[Source code of charts]
## begin
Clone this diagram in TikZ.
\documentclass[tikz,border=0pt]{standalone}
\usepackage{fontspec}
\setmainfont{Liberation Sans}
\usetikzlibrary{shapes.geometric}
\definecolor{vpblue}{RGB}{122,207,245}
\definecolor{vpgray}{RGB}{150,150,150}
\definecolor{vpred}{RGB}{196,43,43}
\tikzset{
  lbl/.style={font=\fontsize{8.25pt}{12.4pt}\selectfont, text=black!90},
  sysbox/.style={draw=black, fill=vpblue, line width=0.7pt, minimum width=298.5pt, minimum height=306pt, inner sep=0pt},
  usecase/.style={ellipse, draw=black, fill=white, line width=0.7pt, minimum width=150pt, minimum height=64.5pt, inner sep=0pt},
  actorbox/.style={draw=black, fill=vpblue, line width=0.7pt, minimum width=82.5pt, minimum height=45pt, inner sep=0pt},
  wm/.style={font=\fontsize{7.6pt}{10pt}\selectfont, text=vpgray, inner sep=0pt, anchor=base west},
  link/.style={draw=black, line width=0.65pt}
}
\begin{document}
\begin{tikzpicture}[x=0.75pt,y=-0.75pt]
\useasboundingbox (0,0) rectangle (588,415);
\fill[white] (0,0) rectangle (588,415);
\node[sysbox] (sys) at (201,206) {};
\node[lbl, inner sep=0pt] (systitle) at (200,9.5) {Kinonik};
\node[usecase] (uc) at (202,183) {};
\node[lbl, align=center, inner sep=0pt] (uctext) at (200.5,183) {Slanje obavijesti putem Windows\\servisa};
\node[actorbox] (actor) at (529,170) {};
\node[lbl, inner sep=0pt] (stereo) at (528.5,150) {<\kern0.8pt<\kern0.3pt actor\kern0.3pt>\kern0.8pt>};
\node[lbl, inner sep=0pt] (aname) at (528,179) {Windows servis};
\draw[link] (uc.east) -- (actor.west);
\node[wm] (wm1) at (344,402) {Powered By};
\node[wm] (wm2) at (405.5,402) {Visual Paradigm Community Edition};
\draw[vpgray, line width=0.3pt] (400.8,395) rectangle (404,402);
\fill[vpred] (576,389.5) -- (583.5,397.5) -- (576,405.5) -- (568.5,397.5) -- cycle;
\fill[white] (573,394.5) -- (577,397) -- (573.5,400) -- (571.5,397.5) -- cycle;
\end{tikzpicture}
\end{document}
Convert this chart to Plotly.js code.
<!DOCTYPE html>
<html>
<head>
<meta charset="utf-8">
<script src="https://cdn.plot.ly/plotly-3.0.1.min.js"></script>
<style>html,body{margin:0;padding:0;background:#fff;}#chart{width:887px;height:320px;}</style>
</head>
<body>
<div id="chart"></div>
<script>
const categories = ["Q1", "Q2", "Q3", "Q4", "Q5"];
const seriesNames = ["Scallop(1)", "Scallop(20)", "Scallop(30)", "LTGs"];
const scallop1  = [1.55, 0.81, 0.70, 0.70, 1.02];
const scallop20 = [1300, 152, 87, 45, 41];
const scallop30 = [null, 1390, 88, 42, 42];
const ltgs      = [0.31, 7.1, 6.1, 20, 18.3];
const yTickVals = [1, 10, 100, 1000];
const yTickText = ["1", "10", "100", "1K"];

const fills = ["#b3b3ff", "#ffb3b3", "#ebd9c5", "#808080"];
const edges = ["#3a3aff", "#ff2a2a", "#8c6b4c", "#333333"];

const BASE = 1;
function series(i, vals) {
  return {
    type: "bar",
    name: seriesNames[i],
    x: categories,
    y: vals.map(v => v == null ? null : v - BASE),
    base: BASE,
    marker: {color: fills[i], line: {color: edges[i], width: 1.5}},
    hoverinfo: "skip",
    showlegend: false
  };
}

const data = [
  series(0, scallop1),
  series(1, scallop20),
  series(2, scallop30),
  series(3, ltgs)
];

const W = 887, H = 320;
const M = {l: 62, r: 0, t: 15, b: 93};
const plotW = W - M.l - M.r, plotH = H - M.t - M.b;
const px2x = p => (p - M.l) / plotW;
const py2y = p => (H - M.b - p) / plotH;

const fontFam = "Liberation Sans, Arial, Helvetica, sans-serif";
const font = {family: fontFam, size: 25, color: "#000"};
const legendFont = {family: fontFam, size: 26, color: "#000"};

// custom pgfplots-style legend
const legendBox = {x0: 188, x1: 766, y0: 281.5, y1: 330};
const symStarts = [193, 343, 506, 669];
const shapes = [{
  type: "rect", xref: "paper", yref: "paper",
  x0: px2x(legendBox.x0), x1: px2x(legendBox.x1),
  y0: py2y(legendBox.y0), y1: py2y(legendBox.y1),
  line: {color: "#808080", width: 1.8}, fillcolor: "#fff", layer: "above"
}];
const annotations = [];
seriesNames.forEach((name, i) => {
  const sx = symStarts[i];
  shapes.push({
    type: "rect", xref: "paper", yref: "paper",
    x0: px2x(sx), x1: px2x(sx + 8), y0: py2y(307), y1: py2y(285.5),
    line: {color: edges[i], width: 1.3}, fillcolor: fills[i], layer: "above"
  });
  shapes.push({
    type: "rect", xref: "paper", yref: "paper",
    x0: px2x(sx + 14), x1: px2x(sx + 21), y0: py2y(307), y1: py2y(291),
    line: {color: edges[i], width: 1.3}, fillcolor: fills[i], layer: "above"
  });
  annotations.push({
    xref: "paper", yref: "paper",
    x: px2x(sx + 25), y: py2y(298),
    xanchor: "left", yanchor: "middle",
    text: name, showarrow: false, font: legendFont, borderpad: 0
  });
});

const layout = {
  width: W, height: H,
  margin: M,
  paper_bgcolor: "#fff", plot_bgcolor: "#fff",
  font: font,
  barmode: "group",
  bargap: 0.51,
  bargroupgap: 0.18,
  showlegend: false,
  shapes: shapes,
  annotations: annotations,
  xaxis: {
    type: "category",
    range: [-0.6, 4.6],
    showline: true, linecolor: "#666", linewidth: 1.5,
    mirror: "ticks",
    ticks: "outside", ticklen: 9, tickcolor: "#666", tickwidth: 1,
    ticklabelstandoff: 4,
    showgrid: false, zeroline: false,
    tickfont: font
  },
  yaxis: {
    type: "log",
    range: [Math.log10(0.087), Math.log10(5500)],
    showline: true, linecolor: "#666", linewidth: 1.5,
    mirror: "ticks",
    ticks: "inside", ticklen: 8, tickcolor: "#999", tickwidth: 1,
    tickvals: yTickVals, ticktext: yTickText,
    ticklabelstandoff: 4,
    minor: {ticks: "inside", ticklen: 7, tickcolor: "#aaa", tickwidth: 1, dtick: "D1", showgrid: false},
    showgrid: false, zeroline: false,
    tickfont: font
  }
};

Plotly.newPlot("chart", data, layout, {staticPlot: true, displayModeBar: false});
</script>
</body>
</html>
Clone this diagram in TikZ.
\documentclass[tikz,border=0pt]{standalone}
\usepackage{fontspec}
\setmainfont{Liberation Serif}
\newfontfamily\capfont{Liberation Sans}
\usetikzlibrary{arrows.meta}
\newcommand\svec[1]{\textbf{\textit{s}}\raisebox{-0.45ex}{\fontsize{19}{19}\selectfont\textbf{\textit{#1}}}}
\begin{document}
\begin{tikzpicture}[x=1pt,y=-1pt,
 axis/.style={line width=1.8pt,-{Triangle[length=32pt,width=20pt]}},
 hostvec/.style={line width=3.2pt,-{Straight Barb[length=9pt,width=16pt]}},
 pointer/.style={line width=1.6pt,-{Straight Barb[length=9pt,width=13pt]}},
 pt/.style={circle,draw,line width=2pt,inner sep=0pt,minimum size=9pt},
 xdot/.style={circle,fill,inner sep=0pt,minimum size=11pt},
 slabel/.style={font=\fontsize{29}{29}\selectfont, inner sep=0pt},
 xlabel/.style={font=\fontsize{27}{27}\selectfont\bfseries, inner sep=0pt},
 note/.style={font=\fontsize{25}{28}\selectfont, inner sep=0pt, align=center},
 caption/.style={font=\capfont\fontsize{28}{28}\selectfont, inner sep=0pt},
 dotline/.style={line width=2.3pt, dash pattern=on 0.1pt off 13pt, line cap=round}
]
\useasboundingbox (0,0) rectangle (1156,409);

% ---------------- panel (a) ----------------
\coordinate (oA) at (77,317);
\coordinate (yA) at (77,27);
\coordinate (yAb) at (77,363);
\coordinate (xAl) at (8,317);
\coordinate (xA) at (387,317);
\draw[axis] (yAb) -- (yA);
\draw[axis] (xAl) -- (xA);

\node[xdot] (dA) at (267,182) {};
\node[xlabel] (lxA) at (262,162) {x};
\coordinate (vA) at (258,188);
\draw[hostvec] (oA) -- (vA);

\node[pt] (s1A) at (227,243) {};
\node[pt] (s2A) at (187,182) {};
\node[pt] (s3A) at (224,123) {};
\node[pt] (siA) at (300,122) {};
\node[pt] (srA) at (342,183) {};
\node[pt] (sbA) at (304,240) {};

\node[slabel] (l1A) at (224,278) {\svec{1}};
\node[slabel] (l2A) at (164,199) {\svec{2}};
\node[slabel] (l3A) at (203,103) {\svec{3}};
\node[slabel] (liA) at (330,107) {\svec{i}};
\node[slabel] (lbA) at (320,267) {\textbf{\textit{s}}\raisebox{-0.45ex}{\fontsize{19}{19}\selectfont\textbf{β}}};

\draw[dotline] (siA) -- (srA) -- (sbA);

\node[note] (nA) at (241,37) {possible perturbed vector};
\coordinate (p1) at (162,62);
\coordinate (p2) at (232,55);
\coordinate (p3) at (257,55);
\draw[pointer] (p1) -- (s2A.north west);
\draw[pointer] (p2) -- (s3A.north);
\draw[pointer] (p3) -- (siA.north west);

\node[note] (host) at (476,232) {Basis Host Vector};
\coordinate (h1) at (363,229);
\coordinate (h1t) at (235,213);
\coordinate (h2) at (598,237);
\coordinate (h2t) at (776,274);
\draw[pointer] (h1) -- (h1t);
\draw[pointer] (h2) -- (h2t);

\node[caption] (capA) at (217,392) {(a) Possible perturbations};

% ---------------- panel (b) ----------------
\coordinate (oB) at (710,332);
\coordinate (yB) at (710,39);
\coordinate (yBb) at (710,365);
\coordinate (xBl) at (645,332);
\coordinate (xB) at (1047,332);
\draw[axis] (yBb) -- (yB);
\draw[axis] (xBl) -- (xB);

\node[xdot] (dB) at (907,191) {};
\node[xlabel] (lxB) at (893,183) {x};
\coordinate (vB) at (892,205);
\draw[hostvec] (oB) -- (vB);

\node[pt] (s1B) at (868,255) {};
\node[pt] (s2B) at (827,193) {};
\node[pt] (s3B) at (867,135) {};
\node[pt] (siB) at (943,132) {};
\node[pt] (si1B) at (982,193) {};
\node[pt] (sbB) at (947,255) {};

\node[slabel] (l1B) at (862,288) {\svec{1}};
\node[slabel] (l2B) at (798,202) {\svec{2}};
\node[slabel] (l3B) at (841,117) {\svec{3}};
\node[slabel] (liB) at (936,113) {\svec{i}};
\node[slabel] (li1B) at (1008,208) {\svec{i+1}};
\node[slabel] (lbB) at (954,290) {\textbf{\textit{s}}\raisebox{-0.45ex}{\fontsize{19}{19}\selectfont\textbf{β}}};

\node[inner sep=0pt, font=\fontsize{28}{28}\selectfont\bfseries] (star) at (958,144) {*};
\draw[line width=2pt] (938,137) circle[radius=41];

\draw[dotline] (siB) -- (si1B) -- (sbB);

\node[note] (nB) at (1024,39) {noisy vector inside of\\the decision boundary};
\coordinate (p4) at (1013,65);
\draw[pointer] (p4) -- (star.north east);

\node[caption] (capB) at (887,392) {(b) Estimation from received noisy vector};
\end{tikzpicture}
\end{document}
## end
## begin
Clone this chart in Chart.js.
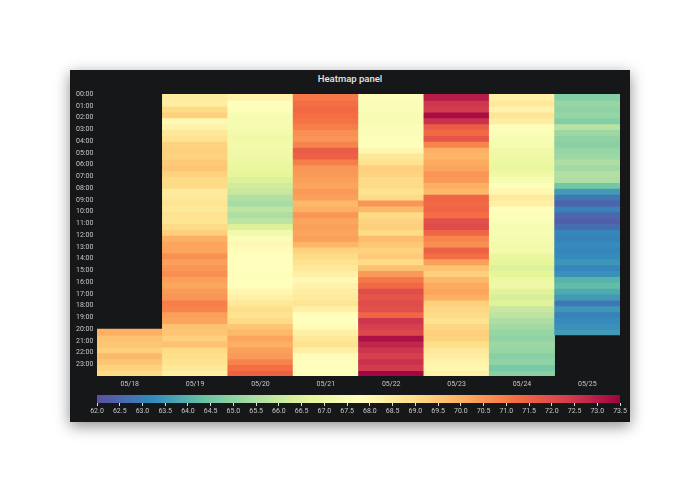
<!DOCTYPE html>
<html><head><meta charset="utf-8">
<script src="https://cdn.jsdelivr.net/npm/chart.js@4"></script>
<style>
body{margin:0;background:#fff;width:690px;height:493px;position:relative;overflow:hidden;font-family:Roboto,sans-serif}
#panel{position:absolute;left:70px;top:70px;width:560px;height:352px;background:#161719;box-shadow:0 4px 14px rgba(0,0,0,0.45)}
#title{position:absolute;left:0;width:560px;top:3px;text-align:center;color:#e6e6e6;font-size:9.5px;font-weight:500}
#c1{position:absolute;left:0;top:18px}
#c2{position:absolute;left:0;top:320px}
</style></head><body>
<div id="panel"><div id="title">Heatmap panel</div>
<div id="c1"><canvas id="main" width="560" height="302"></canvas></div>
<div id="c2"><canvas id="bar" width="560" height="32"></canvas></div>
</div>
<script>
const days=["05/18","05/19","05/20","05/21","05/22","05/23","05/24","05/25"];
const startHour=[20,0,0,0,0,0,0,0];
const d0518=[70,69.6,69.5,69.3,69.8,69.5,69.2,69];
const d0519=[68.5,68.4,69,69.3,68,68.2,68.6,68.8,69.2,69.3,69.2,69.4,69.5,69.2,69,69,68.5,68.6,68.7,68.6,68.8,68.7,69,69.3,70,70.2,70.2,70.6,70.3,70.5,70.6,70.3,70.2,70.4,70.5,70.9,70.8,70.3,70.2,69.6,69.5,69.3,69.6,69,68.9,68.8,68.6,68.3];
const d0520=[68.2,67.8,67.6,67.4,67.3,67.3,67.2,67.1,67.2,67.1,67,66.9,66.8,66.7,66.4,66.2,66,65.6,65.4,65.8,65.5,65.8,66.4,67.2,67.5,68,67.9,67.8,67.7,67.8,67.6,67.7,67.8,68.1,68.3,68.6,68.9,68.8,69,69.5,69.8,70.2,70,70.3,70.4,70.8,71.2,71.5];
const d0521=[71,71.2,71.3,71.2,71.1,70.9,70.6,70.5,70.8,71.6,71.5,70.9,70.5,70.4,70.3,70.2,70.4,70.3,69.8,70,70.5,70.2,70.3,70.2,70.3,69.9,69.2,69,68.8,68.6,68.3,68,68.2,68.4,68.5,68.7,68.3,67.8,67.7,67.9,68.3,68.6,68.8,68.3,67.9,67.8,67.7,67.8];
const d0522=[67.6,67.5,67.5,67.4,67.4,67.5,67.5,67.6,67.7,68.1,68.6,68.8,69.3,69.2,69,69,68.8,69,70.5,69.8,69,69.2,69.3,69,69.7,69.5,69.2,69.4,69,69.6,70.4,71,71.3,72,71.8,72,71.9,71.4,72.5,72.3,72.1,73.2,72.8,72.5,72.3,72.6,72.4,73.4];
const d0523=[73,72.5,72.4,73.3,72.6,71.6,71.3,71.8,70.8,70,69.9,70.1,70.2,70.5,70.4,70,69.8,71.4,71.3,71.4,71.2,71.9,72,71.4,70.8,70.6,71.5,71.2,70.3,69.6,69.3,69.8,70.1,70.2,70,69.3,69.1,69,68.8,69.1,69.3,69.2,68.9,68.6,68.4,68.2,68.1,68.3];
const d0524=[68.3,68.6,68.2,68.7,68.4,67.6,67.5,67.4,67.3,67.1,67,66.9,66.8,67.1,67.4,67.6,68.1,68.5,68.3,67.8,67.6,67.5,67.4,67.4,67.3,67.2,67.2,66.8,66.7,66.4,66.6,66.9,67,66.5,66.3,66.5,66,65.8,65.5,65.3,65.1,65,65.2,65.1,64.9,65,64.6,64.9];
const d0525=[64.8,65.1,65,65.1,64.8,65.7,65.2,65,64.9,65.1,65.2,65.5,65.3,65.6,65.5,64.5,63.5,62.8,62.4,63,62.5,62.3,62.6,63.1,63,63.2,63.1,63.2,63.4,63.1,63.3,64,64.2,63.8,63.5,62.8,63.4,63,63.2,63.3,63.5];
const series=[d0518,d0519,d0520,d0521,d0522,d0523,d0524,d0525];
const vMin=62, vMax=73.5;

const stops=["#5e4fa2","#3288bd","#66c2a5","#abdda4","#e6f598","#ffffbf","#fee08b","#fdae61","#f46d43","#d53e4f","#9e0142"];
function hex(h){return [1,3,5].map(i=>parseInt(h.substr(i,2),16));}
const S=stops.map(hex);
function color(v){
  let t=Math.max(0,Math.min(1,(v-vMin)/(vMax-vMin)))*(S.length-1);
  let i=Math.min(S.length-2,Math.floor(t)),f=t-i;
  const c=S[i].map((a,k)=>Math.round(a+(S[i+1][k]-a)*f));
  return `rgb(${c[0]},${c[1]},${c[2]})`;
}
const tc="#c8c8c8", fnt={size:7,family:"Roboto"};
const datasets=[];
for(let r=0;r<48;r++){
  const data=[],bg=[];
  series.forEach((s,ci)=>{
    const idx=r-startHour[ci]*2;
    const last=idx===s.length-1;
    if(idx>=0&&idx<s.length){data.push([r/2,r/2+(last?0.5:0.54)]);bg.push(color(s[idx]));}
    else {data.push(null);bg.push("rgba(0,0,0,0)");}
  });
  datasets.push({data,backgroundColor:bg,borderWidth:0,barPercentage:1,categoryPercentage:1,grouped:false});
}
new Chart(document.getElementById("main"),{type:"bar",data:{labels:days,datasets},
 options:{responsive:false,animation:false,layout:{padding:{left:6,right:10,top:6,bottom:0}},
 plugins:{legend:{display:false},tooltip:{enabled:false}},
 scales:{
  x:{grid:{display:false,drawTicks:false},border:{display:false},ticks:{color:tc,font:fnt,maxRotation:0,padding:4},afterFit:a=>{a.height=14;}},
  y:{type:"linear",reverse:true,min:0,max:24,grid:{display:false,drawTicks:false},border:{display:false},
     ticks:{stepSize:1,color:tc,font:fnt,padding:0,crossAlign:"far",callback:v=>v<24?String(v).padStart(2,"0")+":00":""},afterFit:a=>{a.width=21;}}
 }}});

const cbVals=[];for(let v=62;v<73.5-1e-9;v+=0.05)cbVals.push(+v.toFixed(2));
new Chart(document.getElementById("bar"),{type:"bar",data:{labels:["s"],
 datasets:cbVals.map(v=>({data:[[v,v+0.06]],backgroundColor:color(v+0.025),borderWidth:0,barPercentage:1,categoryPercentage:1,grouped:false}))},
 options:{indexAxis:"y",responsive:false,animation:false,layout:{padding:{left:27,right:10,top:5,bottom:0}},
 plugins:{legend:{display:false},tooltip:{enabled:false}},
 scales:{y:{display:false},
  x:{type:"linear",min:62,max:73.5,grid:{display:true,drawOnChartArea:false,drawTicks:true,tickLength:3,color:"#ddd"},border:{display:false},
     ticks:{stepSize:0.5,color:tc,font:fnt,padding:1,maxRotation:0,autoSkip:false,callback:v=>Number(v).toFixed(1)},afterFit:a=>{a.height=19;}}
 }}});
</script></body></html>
## end
• Exercise description: Using the records above, select and copy every line that has the word "this".

• Response to the task:
Clone this diagram in TikZ.
Convert this chart to Plotly.js code.
Clone this diagram in TikZ.
Clone this chart in Chart.js.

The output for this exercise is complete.